Short History of the Bougainville Conflict
Social uprising began intensifying in Bougainville due to the negative social and environmental impacts caused by the Panguna mine. The Panguna copper mine was operated by Bougainville Copper Ltd (BCL), owned by Conzinc Riotinto of Australia (CRA), an Australian subsidiary of the British mining company Rio Tinto-Zinc. Drilling began at the Panguna site in 1972 in accordance with agreements made between the government of Papua New Guinea and BCL, despite opposition from indigenous Bougainvilleans. Throughout the 1970s and 1980s, the Panguna copper mine remained one of the world’s largest open-pit mines, bringing profits to Britain and Australia, and making up 44 percent of Papua New Guinea’s exports, as well as 17 percent of the country’s state-generated revenue.

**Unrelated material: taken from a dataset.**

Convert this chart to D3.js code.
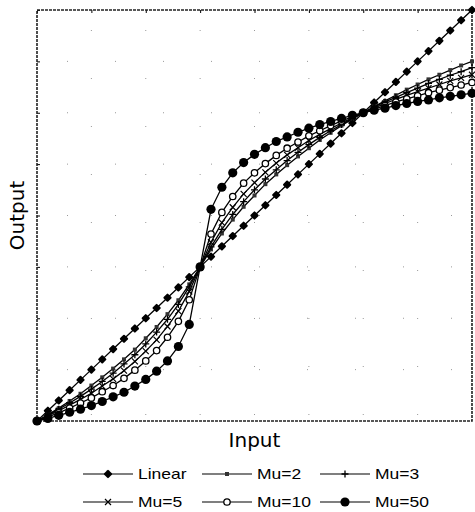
<!DOCTYPE html>
<html><head><meta charset="utf-8">
<script src="https://cdn.jsdelivr.net/npm/d3@7"></script>
<style>body{margin:0;background:#fff}svg{display:block}</style>
</head><body>
<script>
const inputX = [-3.0,-2.8,-2.6,-2.4,-2.2,-2.0,-1.8,-1.6,-1.4,-1.2,-1.0,-0.8,-0.6,-0.4,-0.2,0,0.2,0.4,0.6,0.8,1.0,1.2,1.4,1.6,1.8,2.0,2.2,2.4,2.6,2.8,3.0,3.2,3.4,3.6,3.8,4.0,4.2,4.4,4.6,4.8,5.0];
const linear = [-3.0,-2.8,-2.6,-2.4,-2.2,-2.0,-1.8,-1.6,-1.4,-1.2,-1.0,-0.8,-0.6,-0.4,-0.2,0,0.2,0.4,0.6,0.8,1.0,1.2,1.4,1.6,1.8,2.0,2.2,2.4,2.6,2.8,3.0,3.2,3.4,3.6,3.8,4.0,4.2,4.4,4.6,4.8,5.0];
const mu2 = [-3.00,-2.88,-2.75,-2.61,-2.47,-2.31,-2.15,-1.98,-1.80,-1.61,-1.39,-1.17,-0.92,-0.65,-0.34,0,0.34,0.65,0.92,1.17,1.39,1.61,1.80,1.98,2.15,2.31,2.47,2.61,2.75,2.88,3.00,3.12,3.23,3.34,3.45,3.55,3.65,3.74,3.83,3.92,4.00];
const mu3 = [-3.00,-2.89,-2.77,-2.65,-2.52,-2.38,-2.23,-2.07,-1.89,-1.71,-1.50,-1.27,-1.02,-0.73,-0.39,0,0.39,0.73,1.02,1.27,1.50,1.71,1.89,2.07,2.23,2.38,2.52,2.65,2.77,2.89,3.00,3.11,3.21,3.30,3.39,3.48,3.57,3.65,3.73,3.80,3.88];
const mu5 = [-3.00,-2.90,-2.80,-2.69,-2.58,-2.46,-2.32,-2.18,-2.02,-1.84,-1.64,-1.42,-1.16,-0.86,-0.48,0,0.48,0.86,1.16,1.42,1.64,1.84,2.02,2.18,2.32,2.46,2.58,2.69,2.80,2.90,3.00,3.09,3.18,3.26,3.34,3.41,3.48,3.55,3.62,3.68,3.74];
const mu10 = [-3.00,-2.92,-2.84,-2.75,-2.65,-2.55,-2.43,-2.31,-2.17,-2.01,-1.83,-1.63,-1.37,-1.06,-0.64,0,0.64,1.06,1.37,1.63,1.83,2.01,2.17,2.31,2.43,2.55,2.65,2.75,2.84,2.92,3.00,3.07,3.14,3.21,3.27,3.33,3.39,3.44,3.49,3.54,3.59];
const mu50 = [-3.00,-2.95,-2.89,-2.83,-2.77,-2.70,-2.62,-2.53,-2.44,-2.32,-2.19,-2.03,-1.83,-1.55,-1.12,0,1.12,1.55,1.83,2.03,2.19,2.32,2.44,2.53,2.62,2.70,2.77,2.83,2.89,2.95,3.00,3.05,3.09,3.14,3.18,3.22,3.25,3.29,3.32,3.35,3.38];
const seriesNames = ["Linear","Mu=2","Mu=3","Mu=5","Mu=10","Mu=50"];
const tickValues = [-3,-2,-1,0,1,2,3,4,5];

const W = 475, H = 512;
const m = {left:37, right:3, top:10, bottom:91};
const svg = d3.select("body").append("svg").attr("width",W).attr("height",H);
const x = d3.scaleLinear().domain([-3,5]).range([m.left, W-m.right]);
const y = d3.scaleLinear().domain([-3,5]).range([H-m.bottom, m.top]);

// grid (very sparse dotted)
const grid = svg.append("g").attr("stroke","#999").attr("stroke-width",1).attr("stroke-dasharray","1,47");
grid.selectAll("line.v").data(tickValues.slice(1,-1)).join("line")
  .attr("x1",d=>x(d)).attr("x2",d=>x(d)).attr("y1",y(5)+20).attr("y2",y(-3));
grid.selectAll("line.h").data(tickValues.slice(1,-1)).join("line")
  .attr("y1",d=>y(d)).attr("y2",d=>y(d)).attr("x1",x(-3)+30).attr("x2",x(5));

// axes (ticks inward, no labels)
svg.append("g").attr("transform",`translate(0,${y(5)})`)
  .call(d3.axisBottom(x).tickValues(tickValues).tickSize(3).tickFormat(""))
  .call(g=>g.select(".domain").remove());
svg.append("g").attr("transform",`translate(${x(-3)},0)`)
  .call(d3.axisRight(y).tickValues(tickValues).tickSize(3).tickFormat(""))
  .call(g=>g.select(".domain").remove());

// frame
svg.append("rect").attr("x",x(-3)).attr("y",y(5)).attr("width",x(5)-x(-3)).attr("height",y(-3)-y(5))
  .attr("fill","none").attr("stroke","#222").attr("stroke-width",1.6).attr("stroke-dasharray","3,1");

const allSeries = [linear, mu2, mu3, mu5, mu10, mu50];
const line = d3.line().x((d,i)=>x(inputX[i])).y(d=>y(d));

function marker(g, idx, cx, cy){
  if(idx===0){ g.append("rect").attr("x",-3.2).attr("y",-3.2).attr("width",6.4).attr("height",6.4).attr("rx",1).attr("transform",`translate(${cx},${cy}) rotate(45)`).attr("fill","#000"); }
  else if(idx===1){ g.append("rect").attr("x",cx-2).attr("y",cy-2).attr("width",4).attr("height",4).attr("fill","#333"); }
  else if(idx===2){ g.append("path").attr("d",`M${cx-3.5},${cy}H${cx+3.5}M${cx},${cy-3.5}V${cy+3.5}`).attr("stroke","#000").attr("stroke-width",1.3); }
  else if(idx===3){ g.append("path").attr("d",`M${cx-3},${cy-3}L${cx+3},${cy+3}M${cx-3},${cy+3}L${cx+3},${cy-3}`).attr("stroke","#000").attr("stroke-width",1.2); }
  else if(idx===4){ g.append("circle").attr("cx",cx).attr("cy",cy).attr("r",3.2).attr("fill","#fff").attr("stroke","#000").attr("stroke-width",1.3); }
  else { g.append("circle").attr("cx",cx).attr("cy",cy).attr("r",4.6).attr("fill","#000"); }
}

allSeries.forEach((s,idx)=>{
  const g = svg.append("g");
  g.append("path").datum(s).attr("d",line).attr("fill","none").attr("stroke","#000").attr("stroke-width",1.3);
  s.forEach((v,i)=>marker(g, idx, x(inputX[i]), y(v)));
});

// axis titles
svg.append("text").attr("x",(x(-3)+x(5))/2).attr("y",447).attr("text-anchor","middle")
  .attr("font-family","DejaVu Sans").attr("font-size",20).text("Input");
svg.append("text").attr("transform",`translate(24,${(y(5)+y(-3))/2}) rotate(-90)`).attr("text-anchor","middle")
  .attr("font-family","DejaVu Sans").attr("font-size",20).text("Output");

// legend
const lx = [83, 202, 320], ly = [474, 502];
seriesNames.forEach((name,idx)=>{
  const col = idx%3, row = Math.floor(idx/3);
  const g = svg.append("g");
  const x0 = lx[col], x1 = x0+50, yy = ly[row];
  g.append("line").attr("x1",x0).attr("x2",x1).attr("y1",yy).attr("y2",yy).attr("stroke","#000").attr("stroke-width",1.1);
  marker(g, idx, (x0+x1)/2, yy);
  g.append("text").attr("transform",`translate(${x1+5},${yy+5}) scale(1.25,1)`)
    .attr("font-family","Liberation Sans, Arial, sans-serif").attr("font-size",14).text(name);
});
</script>
</body></html>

Despite such profit generation, Bougainvilleans received very few benefits from BCL, and the costs to the society were readily apparent. PNG and the mining company failed to respect or understand Bougainvillean customs or methods of land ownership. Panguna was located on the Nasioi community’s land—the ownership of which is passed down through matrilineal family lines. Without taking the initiative to understand the norms of the matrilineal society, Bougainville Copper Ltd failed to sufficiently or correctly compensate the rightful land owners. Many Bougainvilleans were forced to be relocated and they also faced immense environmental and social damages that were directly caused by the Panguna mine. Pollutant runoff, including poisonous copper, mercury, lead, and arsenic, destroyed entire river systems, leaving the water unlivable for plants and animals and unsuitable for human consumption. According to Australia Parliament records, 99.4 percent of the 1.215 billion tons of land that was removed by the mining company was effectively turned to waste. While communities on Bougainville had many differences and old conflicts between each other, continued resentment for the mine spurred collective desires which further strengthened a sense of a more unified Bougainvillean identity.